Compressing is a trade-off, it’s still O(1), and fast, I think fast enough, but I think still a speed-win in all cases (for real-world code), since it avoids a heap allocation and GC activity. Might be slower in some real cases if you only construct strings, and don’t do any processing on them, though likely not even then with given some GC activity.
You would need an escape hatch for an UTF-8 encoded prefix, also because you could just use that if (ASCII string) fitting 16 bytes, only compress for strings with a length of 17-32 letter etc. Even with the (ASCII) compression, I would likely have the first letter in UTF-8, to allow upper-case (alternatively a single bit to indicate it), and only the rest compressed (fully upper case isn’t common enough for 17-32 letter strings).
Despite this complexity, string equality check is just checking equality of UInt128 numbers, and e.g. isless
(and startswith) is almost as simple, just shifting and some branch code, at least for the common case.

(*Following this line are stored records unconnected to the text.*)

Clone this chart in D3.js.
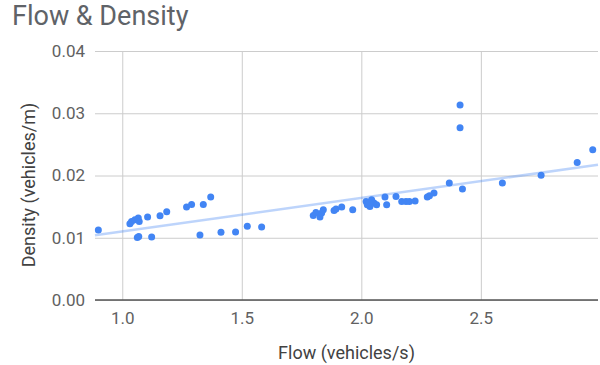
<!DOCTYPE html>
<html>
<head>
<meta charset="utf-8">
<script src="https://cdn.jsdelivr.net/npm/d3@7"></script>
<style>
  body { margin: 0; background: #fff; }
  text { font-family: Roboto, "Noto Sans", sans-serif; }
</style>
</head>
<body>
<svg id="chart"></svg>
<script>
// flow (vehicles/s) and density (vehicles/m)
var flow = [0.90, 1.032, 1.039, 1.053, 1.067, 1.071, 1.063, 1.069, 1.106, 1.123,
  1.158, 1.186, 1.269, 1.290, 1.339, 1.370, 1.325, 1.413, 1.474, 1.523, 1.583,
  1.799, 1.810, 1.827, 1.834, 1.841, 1.886, 1.894, 1.918, 1.964,
  2.020, 2.025, 2.036, 2.043, 2.053, 2.064, 2.033, 2.099, 2.106, 2.145,
  2.169, 2.187, 2.201, 2.225, 2.276, 2.285, 2.304, 2.368, 2.423,
  2.413, 2.413, 2.590, 2.752, 2.903, 2.968];
var density = [0.01125, 0.01226, 0.01263, 0.0129, 0.01317, 0.0126, 0.01006, 0.0102, 0.01333, 0.01013,
  0.01354, 0.01418, 0.01494, 0.01535, 0.01535, 0.01654, 0.01045, 0.01087, 0.01093, 0.01183, 0.01173,
  0.01359, 0.01407, 0.01333, 0.01397, 0.0145, 0.01439, 0.01461, 0.01494, 0.0145,
  0.01584, 0.0153, 0.01504, 0.0161, 0.01557, 0.0153, 0.01568, 0.01654, 0.0153, 0.01664,
  0.01584, 0.01584, 0.01584, 0.0159, 0.01654, 0.01675, 0.01718, 0.01878, 0.01782,
  0.03133, 0.02769, 0.01878, 0.02006, 0.02208, 0.02412];
var xTicks = [1.0, 1.5, 2.0, 2.5];
var yTicks = [0, 0.01, 0.02, 0.03, 0.04];
var xDomain = [0.886, 2.99];
var yDomain = [0, 0.04];

var width = 600, height = 365;
var padL = 95, padR = 598, padT = 51, padB = 300;
var blue = "#4285f4";

var svg = d3.select("#chart").attr("width", width).attr("height", height);

var x = d3.scaleLinear().domain(xDomain).range([padL, padR]);
var y = d3.scaleLinear().domain(yDomain).range([padB, padT]);

// title
svg.append("text").attr("x", 12).attr("y", 25)
  .text("Flow & Density")
  .style("font-size", "27px").style("fill", "#5f6368");

// horizontal gridlines + labels
var yAxis = d3.axisLeft(y).tickValues(yTicks).tickFormat(d3.format(".2f"))
  .tickSize(-(padR - padL)).tickPadding(10);
var gy = svg.append("g").attr("transform", "translate(" + padL + ",0)").call(yAxis);
gy.select(".domain").remove();
gy.selectAll("line").attr("stroke", "#cccccc");
gy.selectAll("text").style("font-size", "17px").style("fill", "#616161");

// vertical gridlines + labels
var xAxis = d3.axisBottom(x).tickValues(xTicks).tickFormat(d3.format(".1f"))
  .tickSize(-(padB - padT)).tickPadding(12);
var gx = svg.append("g").attr("transform", "translate(0," + padB + ")").call(xAxis);
gx.select(".domain").remove();
gx.selectAll("line").attr("stroke", "#cccccc");
gx.selectAll("text").style("font-size", "17px").style("fill", "#616161");

// baseline
svg.append("line").attr("x1", padL).attr("x2", padR)
  .attr("y1", y(0)).attr("y2", y(0))
  .attr("stroke", "#555").attr("stroke-width", 1.5);

// axis titles
svg.append("text").attr("x", (padL + padR) / 2).attr("y", 359)
  .attr("text-anchor", "middle").text("Flow (vehicles/s)")
  .style("font-size", "18px").style("fill", "#424242");
svg.append("text")
  .attr("transform", "translate(35,185) rotate(-90)")
  .attr("text-anchor", "middle").text("Density (vehicles/m)")
  .style("font-size", "18px").style("fill", "#424242");

// linear trendline (least squares over the points)
var mx = d3.mean(flow), my = d3.mean(density);
var sxy = d3.sum(flow, function (d, i) { return (d - mx) * (density[i] - my); });
var sxx = d3.sum(flow, function (d) { return (d - mx) * (d - mx); });
var slope = sxy / sxx, icpt = my - slope * mx;
svg.append("line")
  .attr("x1", x(xDomain[0])).attr("y1", y(icpt + slope * xDomain[0]))
  .attr("x2", x(xDomain[1])).attr("y2", y(icpt + slope * xDomain[1]))
  .attr("stroke", blue).attr("stroke-opacity", 0.35).attr("stroke-width", 2.5);

// points
svg.append("g").selectAll("circle")
  .data(flow)
  .enter().append("circle")
  .attr("cx", function (d) { return x(d); })
  .attr("cy", function (d, i) { return y(density[i]); })
  .attr("r", 3.5)
  .attr("fill", blue);
</script>
</body>
</html>
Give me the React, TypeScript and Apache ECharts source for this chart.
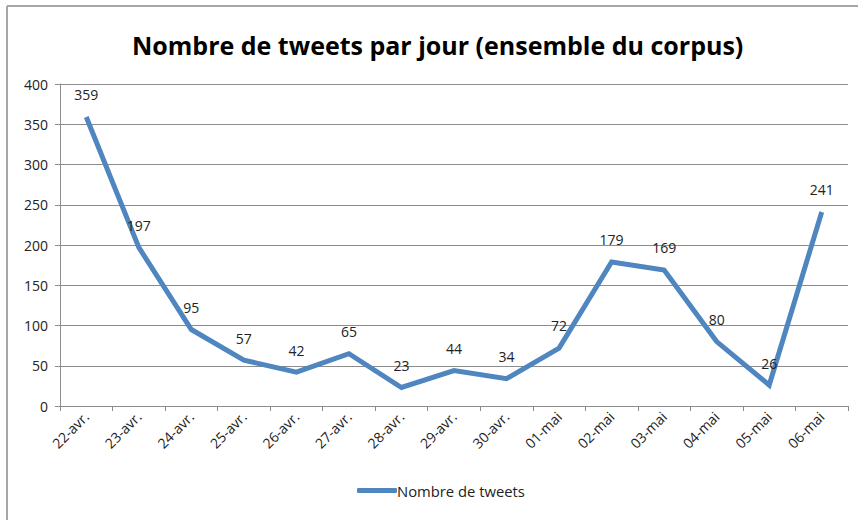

Concatenation isn’t slower assuming the first string is long enough, but even then not too bad.
But it’s not a real-world string, so I think we can just use the long form for all the problematic short strings. I do have in mind that you can use Strings for data, not text, so I might be wrong, at least using the long form would work, no less than the current design, just not as fast as the this design for all other short strings.
For the short form, you count the trailing zero bytes (or bits for compressed form; for 2x (or 3x) compression this is more difficult, then you may want to support a special case for odd number of letters).
UTF-8 can’t legally start with e.g. 0xFF, so it could let it indicate compressed strings (and indicate illegal UTF-8 with the long form). Or even just let 5 leading one bits indicate it, then left with at least 24 ASCII letters compressed. [For compressing everything into 8 bytes, this would give 11 plus letters, and only 8-16 bits taken from the prefix in the long form from the pointer, then length needs to be on the heap.]
Your prefix for long form overlapped your first letters of the data in the short form. I agree you should also have a (shorter) prefix for long form, just saying that the pointer (well its first byte) should align with the first bytes of the data in short form, because strings starting with a zero byte are rather uncommon (except for the empty string, if zero terminated, which is supported).